これ以降の文章には映画の内容に関する重要な情報が書かれています。
まだ映画を見ていない人がみると映画の面白さを損なうことがありますのでご注意下さい。







開演前、クリントン元大統領夫妻ら、政界の要人が続々と挨拶に訪れる様子をキャメラは映し出す。ヒラリー・クリントンが夫に対して「あなた、ローリング・ストーンズを待たせてるわよ!」というのを聞いていると、ストーンズも実に大物になったものだと今さらのように感じさせられる。

そもそも、彼らはかつてその言動によって「若者に悪影響を与える」として体制側からは目の敵にされていた存在である。実際にたびたび逮捕されていることも、随所に挿入される資料映像で明らかだ。そんな彼らが、今では体制側と同じ、いや、もしかするとそれ以上の立場に立つようになっているのである。

それがいいのか悪いのかは分からないが、しかし、例えばイギリスがベトナム戦争を支持したことに抗議して勲章を返上し、「Working Class Hero」のまま死んでいったジョン・レノンと比べたりしてみると、かつての「Street Fighting Man」たちの今の姿を見るにつけ、やはりどうにも複雑な感情が胸をよぎってしまうのは否定できないのだ。

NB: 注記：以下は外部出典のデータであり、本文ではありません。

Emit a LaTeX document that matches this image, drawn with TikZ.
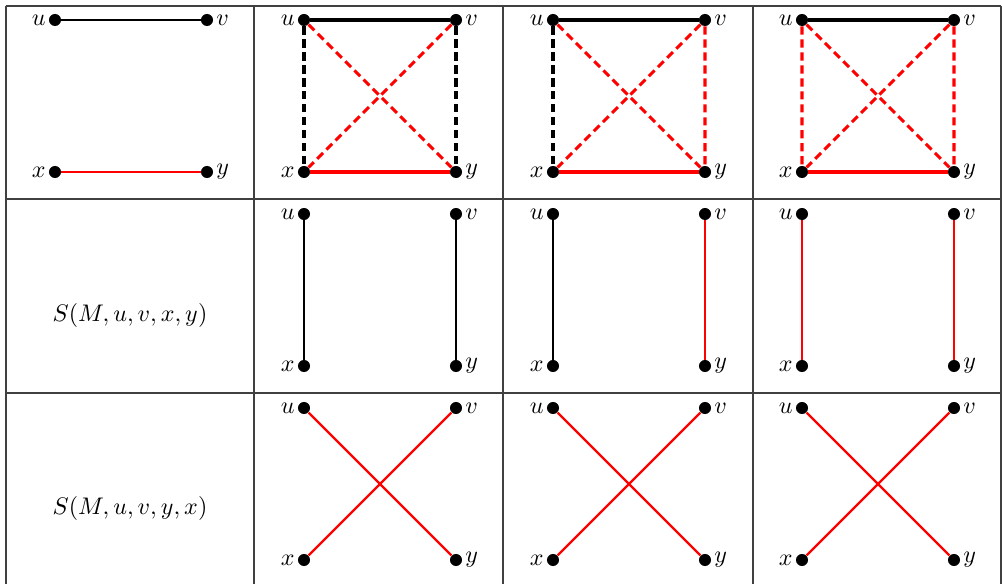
\documentclass[tikz,border=0pt]{standalone}
\usepackage{amsmath}
\usetikzlibrary{positioning}

\begin{document}
\begin{tikzpicture}[x=0.01464cm, y=-0.01464cm,
    vtx/.style={circle, fill=black, inner sep=0pt, minimum size=5pt},
    every label/.style={inner sep=1pt},
    grid/.style={line width=0.45pt, black!75},
    kept/.style={line width=0.9pt},
    boldkept/.style={line width=1.3pt},
    gone/.style={line width=1.3pt, dash pattern=on 3.4pt off 2pt}]
    \useasboundingbox (0,0) rectangle (1002,584);

    % table
    \foreach \gy in {6,199,393}
        \draw[grid] (6,\gy) -- (1001,\gy);
    \foreach \gx in {6,254,503,753,1001}
        \draw[grid] (\gx,6) -- (\gx,584);

    % the four vertices of every small graph
    \foreach \c/\r in {1/1,2/1,3/1,4/1,2/2,3/2,4/2,2/3,3/3,4/3} {
        \pgfmathsetmacro{\cx}{55+249*(\c-1)}
        \pgfmathsetmacro{\ry}{20+194*(\r-1)}
        \node[vtx, label=left:$u$] (u\c\r) at (\cx,\ry) {};
        \node[vtx, label=right:$v$] (v\c\r) at (\cx+152,\ry) {};
        \node[vtx, label=left:$x$] (x\c\r) at (\cx,\ry+152) {};
        \node[vtx, label=right:$y$] (y\c\r) at (\cx+152,\ry+152) {};
    }

    \node (swap1) at (130,315) {$S(M,u,v,x,y)$};
    \node (swap2) at (130,508) {$S(M,u,v,y,x)$};

    % first row
    \draw[kept] (u11) -- (v11);
    \draw[kept, red] (x11) -- (y11);

    \draw[boldkept] (u21) -- (v21);
    \draw[boldkept, red] (x21) -- (y21);
    \draw[gone] (u21) -- (x21) (v21) -- (y21);
    \draw[gone, red] (u21) -- (y21) (v21) -- (x21);

    \draw[boldkept] (u31) -- (v31);
    \draw[boldkept, red] (x31) -- (y31);
    \draw[gone] (u31) -- (x31);
    \draw[gone, red] (v31) -- (y31) (u31) -- (y31) (v31) -- (x31);

    \draw[boldkept] (u41) -- (v41);
    \draw[boldkept, red] (x41) -- (y41);
    \draw[gone, red] (u41) -- (x41) (v41) -- (y41) (u41) -- (y41) (v41) -- (x41);

    % second row
    \draw[kept] (u22) -- (x22) (v22) -- (y22);
    \draw[kept] (u32) -- (x32);
    \draw[kept, red] (v32) -- (y32);
    \draw[kept, red] (u42) -- (x42) (v42) -- (y42);

    % third row
    \foreach \c in {2,3,4}
        \draw[kept, red] (u\c3) -- (y\c3) (v\c3) -- (x\c3);
\end{tikzpicture}
\end{document}
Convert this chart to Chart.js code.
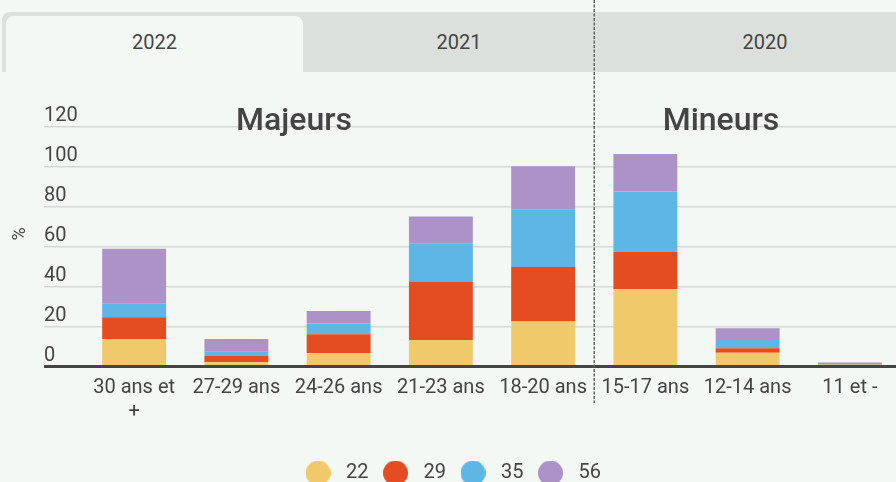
<!DOCTYPE html>
<html>
<head>
<meta charset="utf-8">
<script src="https://cdn.jsdelivr.net/npm/chart.js@4/dist/chart.umd.min.js"></script>
<style>
  html, body { margin: 0; padding: 0; background: #f4f8f5; overflow: hidden; width: 896px; height: 482px; font-family: Roboto, sans-serif; }
  #tabs { position: absolute; left: 2px; top: 12px; width: 1000px; height: 60px; background: #dce0dd; border-top-left-radius: 8px; }
  .tab { position: absolute; top: 4px; height: 56px; line-height: 53px; text-align: center; font-size: 20px; color: #444; }
  .tab.active { background: #f4f8f5; border-radius: 8px 8px 0 0; }
  #wrap { position: absolute; left: 0; top: 0; width: 905px; height: 493px; }
</style>
</head>
<body>
<div id="tabs">
  <div class="tab active" style="left:4px;width:297px;">2022</div>
  <div class="tab" style="left:301px;width:312px;">2021</div>
  <div class="tab" style="left:613px;width:300px;">2020</div>
</div>
<div id="wrap"><canvas id="c" width="905" height="493"></canvas></div>
<script>
// ---- data ----
const categories = [['30 ans et', '+'], '27-29 ans', '24-26 ans', '21-23 ans', '18-20 ans', '15-17 ans', '12-14 ans', '11 et -'];
const seriesNames = ['22', '29', '35', '56'];
const s22 = [13.8, 2.1, 6.8, 13.3, 22.5, 38.7, 6.9, 0.9];
const s29 = [10.9, 3.2, 9.3, 29.3, 27.3, 18.8, 2.2, 0.1];
const s35 = [7.0, 2.3, 5.4, 18.9, 28.7, 30.2, 4.7, 0.2];
const s56 = [27.3, 6.2, 6.3, 13.7, 21.8, 18.8, 5.4, 0.8];
const yTicks = [0, 20, 40, 60, 80, 100, 120];
const groupLabels = ['Majeurs', 'Mineurs'];
const axisTitle = '%';

const colors = ['#f0ca6a', '#e44d22', '#5db6e6', '#ad92c8'];
const seriesValues = [s22, s29, s35, s56];

function dot(color) {
  const c = document.createElement('canvas');
  c.width = 25; c.height = 25;
  const g = c.getContext('2d');
  g.fillStyle = color;
  g.beginPath(); g.arc(12.5, 12.5, 12.5, 0, Math.PI * 2); g.fill();
  return c;
}
const dots = colors.map(dot);

Chart.defaults.font.family = 'Roboto';
Chart.defaults.color = '#444';

const extras = {
  id: 'extras',
  afterDatasetsDraw(chart) {
    const ctx = chart.ctx;
    const x = chart.scales.x, y = chart.scales.y;
    ctx.save();
    // baseline on top of bars
    ctx.strokeStyle = '#444';
    ctx.lineWidth = 3;
    const y0 = y.getPixelForValue(0);
    ctx.beginPath(); ctx.moveTo(44, y0); ctx.lineTo(chart.width, y0); ctx.stroke();
    // dashed separator between 18-20 and 15-17
    const xs = (x.getPixelForValue(4) + x.getPixelForValue(5)) / 2;
    ctx.strokeStyle = '#666';
    ctx.lineWidth = 1.5;
    ctx.setLineDash([3, 1.5]);
    ctx.beginPath(); ctx.moveTo(xs, 0); ctx.lineTo(xs, 403); ctx.stroke();
    ctx.setLineDash([]);
    // group labels
    ctx.fillStyle = '#444';
    ctx.font = '500 32px Roboto';
    ctx.textAlign = 'center';
    ctx.textBaseline = 'alphabetic';
    ctx.fillText(groupLabels[0], 294, 130);
    ctx.fillText(groupLabels[1], 721, 130);
    // axis title
    ctx.font = '18px Roboto';
    ctx.textBaseline = 'middle';
    ctx.translate(20, 234);
    ctx.rotate(-Math.PI / 2);
    ctx.fillText(axisTitle, 0, 0);
    ctx.restore();
  }
};

new Chart(document.getElementById('c'), {
  type: 'bar',
  data: {
    labels: categories,
    datasets: seriesNames.map((n, i) => ({
      label: n,
      data: seriesValues[i],
      backgroundColor: colors[i],
      borderWidth: 0,
      barPercentage: 1,
      categoryPercentage: 0.625
    }))
  },
  options: {
    responsive: false,
    devicePixelRatio: 1,
    animation: false,
    layout: { padding: { left: 0, right: 4, top: 127, bottom: 0 } },
    plugins: {
      tooltip: { enabled: false },
      legend: {
        position: 'bottom',
        labels: {
          usePointStyle: true,
          pointStyleWidth: 36,
          padding: 9,
          color: '#444',
          font: { size: 20 },
          generateLabels(chart) {
            const items = Chart.defaults.plugins.legend.labels.generateLabels(chart);
            items.forEach((it, i) => { it.pointStyle = dots[i]; it.lineWidth = 0; });
            return items;
          }
        }
      }
    },
    scales: {
      x: {
        stacked: true,
        grid: { display: false },
        border: { display: false },
        ticks: { color: '#444', font: { size: 20 }, padding: 1, maxRotation: 0, autoSkip: false },
        afterFit(s) { s.height = 87.5; }
      },
      y: {
        stacked: true,
        min: 0, max: 120,
        afterBuildTicks(s) { s.ticks = yTicks.map(v => ({ value: v })); },
        border: { display: false },
        grid: {
          color: c => c.tick && c.tick.value === 0 ? '#444' : '#d5d9d6',
          lineWidth: c => c.tick && c.tick.value === 0 ? 3 : 1.5,
          tickLength: 39,
          drawTicks: true
        },
        ticks: {
          mirror: true,
          crossAlign: 'near',
          padding: -39,
          labelOffset: -11,
          color: '#444',
          font: { size: 20 }
        },
        afterFit(s) { s.width = 83; }
      }
    }
  },
  plugins: [extras]
});
</script>
</body>
</html>
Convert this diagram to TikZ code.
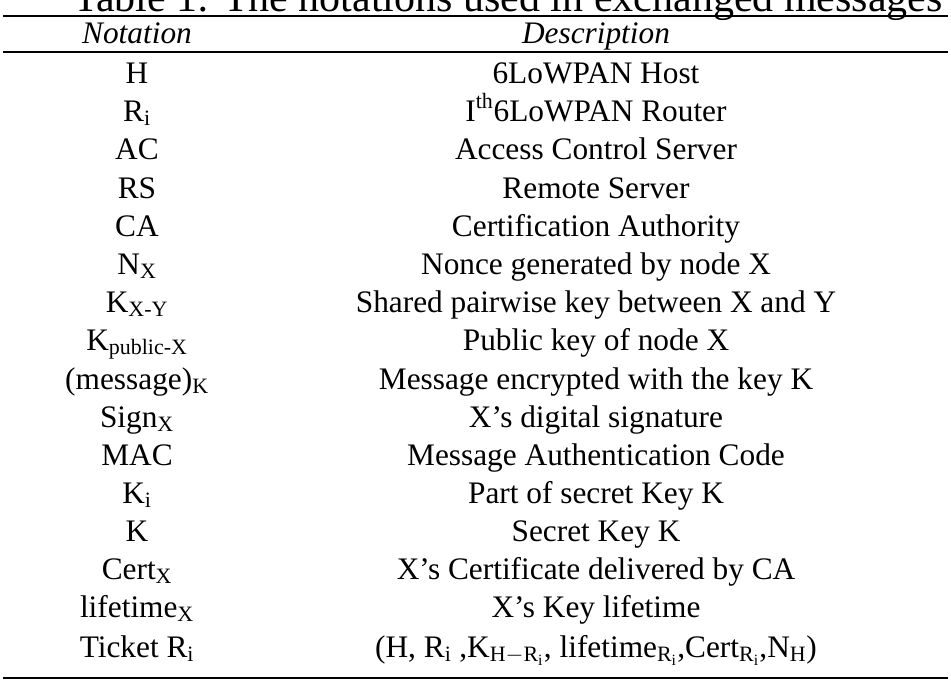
\documentclass[tikz,border=0pt]{standalone}
\usepackage{fontspec}
\setmainfont{Liberation Serif}
\usetikzlibrary{positioning}
\tikzset{cell/.style={inner sep=0pt, anchor=base, font=\fontsize{23.5}{27}\selectfont},
  rule/.style={line width=#1}}
\begin{document}
\begin{tikzpicture}[x=0.75pt, y=-0.75pt]
\useasboundingbox (0,0) rectangle (951,686);
\clip (0,0) rectangle (951,686);
% title, cut off at the top
\node (title) [cell, font=\fontsize{31.5}{34}\selectfont] at (508,11) {Table 1: The notations used in exchanged messages};
\coordinate (tl) at (3,16);    \coordinate (tr) at (948,16);
\coordinate (hl) at (3,52);    \coordinate (hr) at (948,52);
\coordinate (bl) at (3,678);   \coordinate (br) at (948,678);
\draw[rule=1.6pt] (tl) -- (tr);
\draw[rule=1pt] (hl) -- (hr);
\draw[rule=2pt] (bl) -- (br);
% header
\node (h1) [cell] at (137,43) {\itshape Notation};
\node (h2) [cell] at (596,43) {\itshape Description};
% rows
\node (a1)  [cell] at (137,83)  {H};
\node (b1)  [cell] at (596,83)  {6LoWPAN Host};
\node (a2)  [cell] at (137,121) {R\textsubscript{i}};
\node (b2)  [cell] at (596,121) {I\textsuperscript{th}6LoWPAN Router};
\node (a3)  [cell] at (137,159) {AC};
\node (b3)  [cell] at (596,159) {Access Control Server};
\node (a4)  [cell] at (137,198) {RS};
\node (b4)  [cell] at (596,198) {Remote Server};
\node (a5)  [cell] at (137,236) {CA};
\node (b5)  [cell] at (596,236) {Certification Authority};
\node (a6)  [cell] at (137,274) {N\textsubscript{X}};
\node (b6)  [cell] at (596,274) {Nonce generated by node X};
\node (a7)  [cell] at (137,312) {K\textsubscript{X-Y}};
\node (b7)  [cell] at (596,312) {Shared pairwise key between X and Y};
\node (a8)  [cell] at (137,350) {K\textsubscript{public-X}};
\node (b8)  [cell] at (596,350) {Public key of node X};
\node (a9)  [cell] at (137,389) {(message)\textsubscript{K}};
\node (b9)  [cell] at (596,389) {Message encrypted with the key K};
\node (a10) [cell] at (137,427) {Sign\textsubscript{X}};
\node (b10) [cell] at (596,427) {X’s digital signature};
\node (a11) [cell] at (137,465) {MAC};
\node (b11) [cell] at (596,465) {Message Authentication Code};
\node (a12) [cell] at (137,503) {K\textsubscript{i}};
\node (b12) [cell] at (596,503) {Part of secret Key K};
\node (a13) [cell] at (137,541) {K};
\node (b13) [cell] at (596,541) {Secret Key K};
\node (a14) [cell] at (137,579) {Cert\textsubscript{X}};
\node (b14) [cell] at (596,579) {X’s Certificate delivered by CA};
\node (a15) [cell] at (137,617) {lifetime\textsubscript{X}};
\node (b15) [cell] at (596,617) {X’s Key lifetime};
\node (a16) [cell] at (137,657) {Ticket R\textsubscript{i}};
\node (b16) [cell] at (596,657) {(H, R\textsubscript{i} ,K$_{\mathrm{H-R_i}}$, lifetime$_{\mathrm{R_i}}$,Cert$_{\mathrm{R_i}}$,N$_{\mathrm{H}}$)};
\end{tikzpicture}
\end{document}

だがそれでも、ザ・ローリング・ストーンズが世界最高のブルースバンドであり、世界最高のファンクバンドであり、そしてもちろん世界最高のロックバンドであることは、本作が提示しているまぎれもない事実である。観ている間は、「ミック、60過ぎてあの体型はスゲエ」「キースもまたギターが弾けるようになってよかった」「俺のロニーをもっと映せー」「チャーリーのスティック回しがまた見たい」などと下らないことを考えながら楽しんだ。バディ・ガイとのシーンなど、思わず自分のギターを抱えてスクリーンの向こうへ飛び込みたくなるほどの臨場感であった。なんだ、結局ライブの感想になってしまったな。

いずれにしても、バンドの歴史を振り返り、ちょっと微妙な思いにもあえて踏み込み、そして何よりもライブを楽しませてくれたことに対して、謹んで★5を進呈。